─── Input material
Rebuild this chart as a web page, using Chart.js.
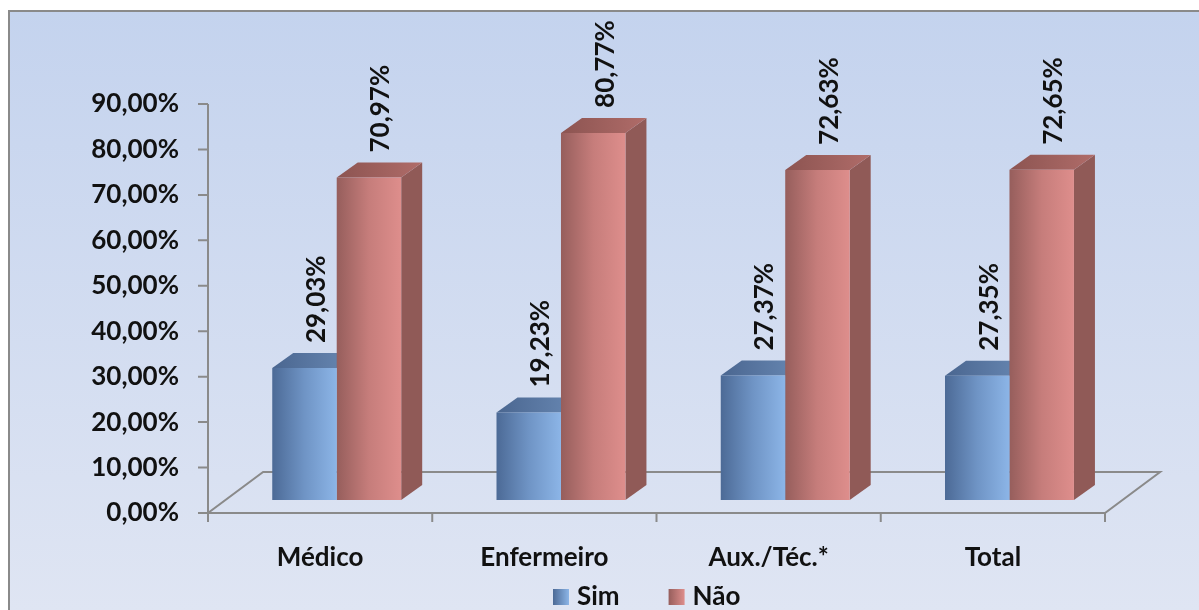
──────
─── Input material
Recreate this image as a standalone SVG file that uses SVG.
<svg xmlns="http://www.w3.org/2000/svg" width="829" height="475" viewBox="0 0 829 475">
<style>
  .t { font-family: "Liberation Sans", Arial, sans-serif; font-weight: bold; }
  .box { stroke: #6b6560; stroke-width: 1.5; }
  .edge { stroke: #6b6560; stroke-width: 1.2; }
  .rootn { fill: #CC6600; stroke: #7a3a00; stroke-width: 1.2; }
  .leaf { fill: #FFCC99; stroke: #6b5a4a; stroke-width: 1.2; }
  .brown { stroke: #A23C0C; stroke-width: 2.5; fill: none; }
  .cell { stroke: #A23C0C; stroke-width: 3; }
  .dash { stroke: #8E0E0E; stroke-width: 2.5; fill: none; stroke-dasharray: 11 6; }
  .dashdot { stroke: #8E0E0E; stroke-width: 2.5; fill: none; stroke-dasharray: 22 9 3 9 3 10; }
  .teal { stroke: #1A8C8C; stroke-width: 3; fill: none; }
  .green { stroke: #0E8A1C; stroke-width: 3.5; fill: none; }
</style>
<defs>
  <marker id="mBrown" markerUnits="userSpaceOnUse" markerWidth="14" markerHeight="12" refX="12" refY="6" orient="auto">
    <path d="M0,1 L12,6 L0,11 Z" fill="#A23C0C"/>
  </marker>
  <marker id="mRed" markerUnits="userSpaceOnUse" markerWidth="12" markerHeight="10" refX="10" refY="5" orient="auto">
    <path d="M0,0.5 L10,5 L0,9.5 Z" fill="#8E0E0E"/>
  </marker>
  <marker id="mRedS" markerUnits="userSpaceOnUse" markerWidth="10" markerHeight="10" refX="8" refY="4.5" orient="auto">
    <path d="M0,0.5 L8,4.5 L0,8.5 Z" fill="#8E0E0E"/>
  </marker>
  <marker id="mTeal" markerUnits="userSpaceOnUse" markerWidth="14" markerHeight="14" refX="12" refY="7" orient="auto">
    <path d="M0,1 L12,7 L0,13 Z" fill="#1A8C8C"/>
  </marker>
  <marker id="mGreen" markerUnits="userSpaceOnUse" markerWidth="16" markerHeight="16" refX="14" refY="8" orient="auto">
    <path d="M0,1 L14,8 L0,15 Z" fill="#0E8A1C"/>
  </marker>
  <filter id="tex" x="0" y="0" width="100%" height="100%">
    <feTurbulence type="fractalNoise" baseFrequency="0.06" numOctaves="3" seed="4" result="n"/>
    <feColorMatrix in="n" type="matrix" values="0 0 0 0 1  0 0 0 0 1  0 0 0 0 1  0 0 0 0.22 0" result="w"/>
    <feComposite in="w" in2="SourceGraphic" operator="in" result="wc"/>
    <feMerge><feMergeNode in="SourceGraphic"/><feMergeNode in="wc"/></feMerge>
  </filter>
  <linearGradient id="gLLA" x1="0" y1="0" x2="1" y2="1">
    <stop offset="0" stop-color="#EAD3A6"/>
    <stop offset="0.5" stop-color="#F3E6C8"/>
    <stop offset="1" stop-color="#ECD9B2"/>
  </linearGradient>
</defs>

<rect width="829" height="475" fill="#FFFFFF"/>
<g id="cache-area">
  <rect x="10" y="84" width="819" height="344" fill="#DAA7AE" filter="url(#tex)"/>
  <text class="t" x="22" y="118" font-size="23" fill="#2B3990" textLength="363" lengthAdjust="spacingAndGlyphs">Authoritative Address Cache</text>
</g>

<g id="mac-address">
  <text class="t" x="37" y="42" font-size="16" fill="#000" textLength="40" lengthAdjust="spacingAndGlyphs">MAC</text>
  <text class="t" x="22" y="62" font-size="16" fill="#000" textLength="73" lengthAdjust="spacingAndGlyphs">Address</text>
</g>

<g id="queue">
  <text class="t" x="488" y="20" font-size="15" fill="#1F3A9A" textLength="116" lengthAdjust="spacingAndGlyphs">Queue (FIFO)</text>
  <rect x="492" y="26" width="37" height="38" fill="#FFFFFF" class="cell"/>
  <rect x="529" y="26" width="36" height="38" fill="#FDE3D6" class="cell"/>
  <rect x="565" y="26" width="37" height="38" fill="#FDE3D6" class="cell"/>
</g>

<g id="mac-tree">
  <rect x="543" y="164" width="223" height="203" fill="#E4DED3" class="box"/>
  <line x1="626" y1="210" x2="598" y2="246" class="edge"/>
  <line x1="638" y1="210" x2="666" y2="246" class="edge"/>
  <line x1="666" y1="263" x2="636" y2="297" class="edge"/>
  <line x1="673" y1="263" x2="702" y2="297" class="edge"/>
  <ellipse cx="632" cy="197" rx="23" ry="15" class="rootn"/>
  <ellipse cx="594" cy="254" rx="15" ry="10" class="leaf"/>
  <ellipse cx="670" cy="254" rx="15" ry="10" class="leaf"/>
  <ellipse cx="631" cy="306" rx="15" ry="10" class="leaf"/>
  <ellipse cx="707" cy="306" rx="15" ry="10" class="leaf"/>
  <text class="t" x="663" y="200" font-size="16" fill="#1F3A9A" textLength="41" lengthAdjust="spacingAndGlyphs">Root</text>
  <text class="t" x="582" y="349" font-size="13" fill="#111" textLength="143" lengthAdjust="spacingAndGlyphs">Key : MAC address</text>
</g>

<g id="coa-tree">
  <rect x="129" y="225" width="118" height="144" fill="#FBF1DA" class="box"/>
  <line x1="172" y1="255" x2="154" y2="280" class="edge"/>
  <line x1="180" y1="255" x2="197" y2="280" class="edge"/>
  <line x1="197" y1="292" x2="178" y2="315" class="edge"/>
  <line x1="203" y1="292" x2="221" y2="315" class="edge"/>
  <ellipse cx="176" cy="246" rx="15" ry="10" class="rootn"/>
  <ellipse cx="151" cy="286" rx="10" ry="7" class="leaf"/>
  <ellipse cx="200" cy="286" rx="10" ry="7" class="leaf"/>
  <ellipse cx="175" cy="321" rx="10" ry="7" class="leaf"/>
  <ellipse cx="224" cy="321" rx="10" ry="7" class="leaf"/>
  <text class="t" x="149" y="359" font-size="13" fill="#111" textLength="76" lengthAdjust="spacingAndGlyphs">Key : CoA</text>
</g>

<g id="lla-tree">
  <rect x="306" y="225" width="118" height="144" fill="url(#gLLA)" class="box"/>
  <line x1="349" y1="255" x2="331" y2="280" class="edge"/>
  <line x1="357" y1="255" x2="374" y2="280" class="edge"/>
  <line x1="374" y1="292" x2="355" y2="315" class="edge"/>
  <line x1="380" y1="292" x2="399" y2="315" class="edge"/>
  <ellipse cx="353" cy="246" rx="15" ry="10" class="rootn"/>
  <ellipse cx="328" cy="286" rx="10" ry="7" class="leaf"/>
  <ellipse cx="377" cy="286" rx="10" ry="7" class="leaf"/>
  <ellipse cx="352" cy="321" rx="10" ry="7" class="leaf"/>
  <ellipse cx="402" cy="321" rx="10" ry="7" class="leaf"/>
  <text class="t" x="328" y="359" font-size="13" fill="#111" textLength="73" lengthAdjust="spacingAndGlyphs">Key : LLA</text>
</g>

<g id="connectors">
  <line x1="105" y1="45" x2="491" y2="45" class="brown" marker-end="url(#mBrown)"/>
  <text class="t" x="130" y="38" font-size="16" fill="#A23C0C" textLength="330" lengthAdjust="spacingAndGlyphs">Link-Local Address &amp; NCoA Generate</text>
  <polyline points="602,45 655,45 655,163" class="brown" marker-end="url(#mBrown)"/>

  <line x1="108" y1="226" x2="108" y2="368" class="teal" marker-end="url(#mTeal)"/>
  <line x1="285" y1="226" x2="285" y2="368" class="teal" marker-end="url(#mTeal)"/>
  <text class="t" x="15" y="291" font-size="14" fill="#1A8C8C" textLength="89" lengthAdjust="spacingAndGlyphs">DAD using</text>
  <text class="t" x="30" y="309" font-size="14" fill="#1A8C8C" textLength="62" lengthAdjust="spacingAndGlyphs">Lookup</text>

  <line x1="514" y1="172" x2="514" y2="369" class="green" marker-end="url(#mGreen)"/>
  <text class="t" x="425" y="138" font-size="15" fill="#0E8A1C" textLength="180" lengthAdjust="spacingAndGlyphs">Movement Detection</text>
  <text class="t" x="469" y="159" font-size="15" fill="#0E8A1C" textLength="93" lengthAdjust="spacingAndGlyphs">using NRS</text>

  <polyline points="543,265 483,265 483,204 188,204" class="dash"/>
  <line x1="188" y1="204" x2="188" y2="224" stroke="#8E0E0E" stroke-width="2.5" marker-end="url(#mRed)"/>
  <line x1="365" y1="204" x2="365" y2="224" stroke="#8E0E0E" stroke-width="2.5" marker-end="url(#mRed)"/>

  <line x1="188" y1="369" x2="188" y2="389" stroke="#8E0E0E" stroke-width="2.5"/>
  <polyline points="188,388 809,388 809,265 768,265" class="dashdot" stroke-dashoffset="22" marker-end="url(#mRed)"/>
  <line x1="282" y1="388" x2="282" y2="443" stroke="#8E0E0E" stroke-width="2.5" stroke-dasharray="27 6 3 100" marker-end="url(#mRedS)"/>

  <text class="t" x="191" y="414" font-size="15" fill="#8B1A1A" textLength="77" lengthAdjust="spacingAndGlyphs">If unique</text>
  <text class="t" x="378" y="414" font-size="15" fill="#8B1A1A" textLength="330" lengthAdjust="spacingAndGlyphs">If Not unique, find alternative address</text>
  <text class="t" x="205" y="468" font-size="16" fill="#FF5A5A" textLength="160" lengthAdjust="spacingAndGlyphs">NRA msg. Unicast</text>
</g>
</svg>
──────
─── Input material
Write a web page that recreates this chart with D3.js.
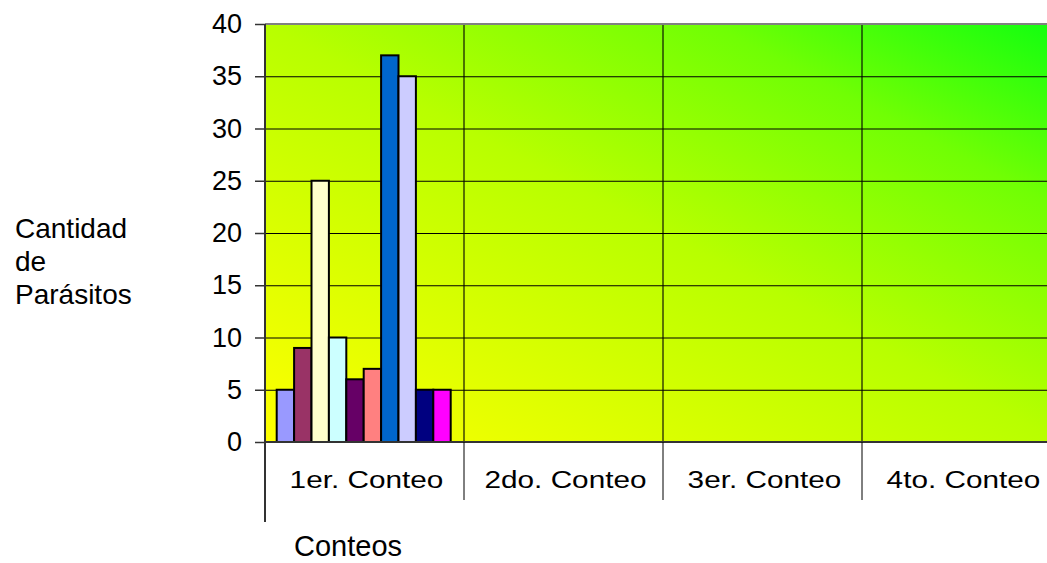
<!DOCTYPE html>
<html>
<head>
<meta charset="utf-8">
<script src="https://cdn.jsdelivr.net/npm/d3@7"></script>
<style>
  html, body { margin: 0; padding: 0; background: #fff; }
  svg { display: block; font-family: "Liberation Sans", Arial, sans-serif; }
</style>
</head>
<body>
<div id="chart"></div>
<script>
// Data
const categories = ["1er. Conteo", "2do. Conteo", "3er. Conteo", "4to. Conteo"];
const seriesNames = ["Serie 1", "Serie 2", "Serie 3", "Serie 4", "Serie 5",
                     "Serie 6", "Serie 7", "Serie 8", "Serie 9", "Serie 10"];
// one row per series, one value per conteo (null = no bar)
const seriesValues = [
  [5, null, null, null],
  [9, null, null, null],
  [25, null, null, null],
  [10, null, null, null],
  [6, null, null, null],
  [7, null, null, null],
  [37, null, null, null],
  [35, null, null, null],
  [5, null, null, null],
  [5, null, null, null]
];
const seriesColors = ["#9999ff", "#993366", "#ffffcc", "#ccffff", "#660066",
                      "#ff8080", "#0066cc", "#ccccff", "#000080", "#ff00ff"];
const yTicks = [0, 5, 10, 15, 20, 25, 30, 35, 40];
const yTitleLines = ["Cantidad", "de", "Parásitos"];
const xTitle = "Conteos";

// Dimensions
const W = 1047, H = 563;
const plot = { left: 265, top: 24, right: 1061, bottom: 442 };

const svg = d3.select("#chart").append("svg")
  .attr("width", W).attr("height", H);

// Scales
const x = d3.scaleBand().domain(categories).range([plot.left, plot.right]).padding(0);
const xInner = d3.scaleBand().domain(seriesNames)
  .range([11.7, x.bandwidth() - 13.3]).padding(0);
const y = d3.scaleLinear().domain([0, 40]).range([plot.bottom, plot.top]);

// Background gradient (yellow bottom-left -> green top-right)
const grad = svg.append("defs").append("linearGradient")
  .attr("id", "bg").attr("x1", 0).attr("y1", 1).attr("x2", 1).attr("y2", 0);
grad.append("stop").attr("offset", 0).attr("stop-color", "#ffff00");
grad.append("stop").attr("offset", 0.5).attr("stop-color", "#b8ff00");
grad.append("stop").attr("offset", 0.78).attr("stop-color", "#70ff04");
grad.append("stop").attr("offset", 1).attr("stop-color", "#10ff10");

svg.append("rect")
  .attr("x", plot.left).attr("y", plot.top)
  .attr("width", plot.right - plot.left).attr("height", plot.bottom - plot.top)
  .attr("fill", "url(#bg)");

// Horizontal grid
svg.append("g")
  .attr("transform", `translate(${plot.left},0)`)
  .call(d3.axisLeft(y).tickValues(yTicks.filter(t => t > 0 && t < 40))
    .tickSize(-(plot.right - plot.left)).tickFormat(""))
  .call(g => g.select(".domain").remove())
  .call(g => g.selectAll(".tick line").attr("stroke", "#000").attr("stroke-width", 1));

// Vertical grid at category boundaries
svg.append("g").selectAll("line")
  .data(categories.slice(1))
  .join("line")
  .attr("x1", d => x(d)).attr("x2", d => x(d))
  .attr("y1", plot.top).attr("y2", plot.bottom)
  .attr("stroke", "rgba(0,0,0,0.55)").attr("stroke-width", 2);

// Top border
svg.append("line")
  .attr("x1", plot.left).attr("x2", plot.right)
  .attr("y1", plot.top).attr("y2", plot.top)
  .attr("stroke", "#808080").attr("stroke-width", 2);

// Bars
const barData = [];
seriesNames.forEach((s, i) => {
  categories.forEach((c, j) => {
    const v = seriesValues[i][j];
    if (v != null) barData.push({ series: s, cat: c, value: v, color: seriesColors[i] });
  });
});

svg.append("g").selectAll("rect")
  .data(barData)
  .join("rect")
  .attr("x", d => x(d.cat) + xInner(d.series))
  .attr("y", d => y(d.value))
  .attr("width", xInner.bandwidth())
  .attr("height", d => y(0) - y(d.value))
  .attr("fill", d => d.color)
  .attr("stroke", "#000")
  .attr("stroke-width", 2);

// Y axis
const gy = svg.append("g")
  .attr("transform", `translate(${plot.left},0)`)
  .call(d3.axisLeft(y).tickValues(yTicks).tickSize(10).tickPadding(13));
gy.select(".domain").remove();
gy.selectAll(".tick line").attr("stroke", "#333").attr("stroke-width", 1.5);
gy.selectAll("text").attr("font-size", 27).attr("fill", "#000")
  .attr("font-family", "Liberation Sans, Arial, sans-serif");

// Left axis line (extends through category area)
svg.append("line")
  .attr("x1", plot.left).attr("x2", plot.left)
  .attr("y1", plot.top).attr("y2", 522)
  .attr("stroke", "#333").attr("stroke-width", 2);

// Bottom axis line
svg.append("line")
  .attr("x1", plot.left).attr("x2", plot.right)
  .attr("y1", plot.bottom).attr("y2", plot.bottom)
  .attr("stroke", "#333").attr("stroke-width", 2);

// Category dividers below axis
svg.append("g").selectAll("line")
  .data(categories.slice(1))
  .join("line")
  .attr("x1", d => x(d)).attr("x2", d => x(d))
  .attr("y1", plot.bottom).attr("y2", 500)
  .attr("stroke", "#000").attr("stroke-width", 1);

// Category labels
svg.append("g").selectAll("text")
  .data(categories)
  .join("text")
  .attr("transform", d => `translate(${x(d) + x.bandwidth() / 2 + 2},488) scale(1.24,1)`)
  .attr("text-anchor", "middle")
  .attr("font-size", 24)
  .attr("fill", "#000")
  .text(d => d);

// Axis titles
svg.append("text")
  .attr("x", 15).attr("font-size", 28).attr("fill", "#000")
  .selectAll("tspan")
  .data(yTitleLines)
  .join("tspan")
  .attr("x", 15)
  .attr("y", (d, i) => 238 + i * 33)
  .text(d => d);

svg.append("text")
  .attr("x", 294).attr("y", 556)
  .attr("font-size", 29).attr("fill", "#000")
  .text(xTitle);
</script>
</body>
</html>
──────
Print exactly the lines from the line containing "Write a web" through the line containing "d3.scaleLinear().domain([0, 40]).range([plot.bottom, plot.top]);", and omit any picture found among them.

Write a web page that recreates this chart with D3.js.
<!DOCTYPE html>
<html>
<head>
<meta charset="utf-8">
<script src="https://cdn.jsdelivr.net/npm/d3@7"></script>
<style>
  html, body { margin: 0; padding: 0; background: #fff; }
  svg { display: block; font-family: "Liberation Sans", Arial, sans-serif; }
</style>
</head>
<body>
<div id="chart"></div>
<script>
// Data
const categories = ["1er. Conteo", "2do. Conteo", "3er. Conteo", "4to. Conteo"];
const seriesNames = ["Serie 1", "Serie 2", "Serie 3", "Serie 4", "Serie 5",
                     "Serie 6", "Serie 7", "Serie 8", "Serie 9", "Serie 10"];
// one row per series, one value per conteo (null = no bar)
const seriesValues = [
  [5, null, null, null],
  [9, null, null, null],
  [25, null, null, null],
  [10, null, null, null],
  [6, null, null, null],
  [7, null, null, null],
  [37, null, null, null],
  [35, null, null, null],
  [5, null, null, null],
  [5, null, null, null]
];
const seriesColors = ["#9999ff", "#993366", "#ffffcc", "#ccffff", "#660066",
                      "#ff8080", "#0066cc", "#ccccff", "#000080", "#ff00ff"];
const yTicks = [0, 5, 10, 15, 20, 25, 30, 35, 40];
const yTitleLines = ["Cantidad", "de", "Parásitos"];
const xTitle = "Conteos";

// Dimensions
const W = 1047, H = 563;
const plot = { left: 265, top: 24, right: 1061, bottom: 442 };

const svg = d3.select("#chart").append("svg")
  .attr("width", W).attr("height", H);

// Scales
const x = d3.scaleBand().domain(categories).range([plot.left, plot.right]).padding(0);
const xInner = d3.scaleBand().domain(seriesNames)
  .range([11.7, x.bandwidth() - 13.3]).padding(0);
const y = d3.scaleLinear().domain([0, 40]).range([plot.bottom, plot.top]);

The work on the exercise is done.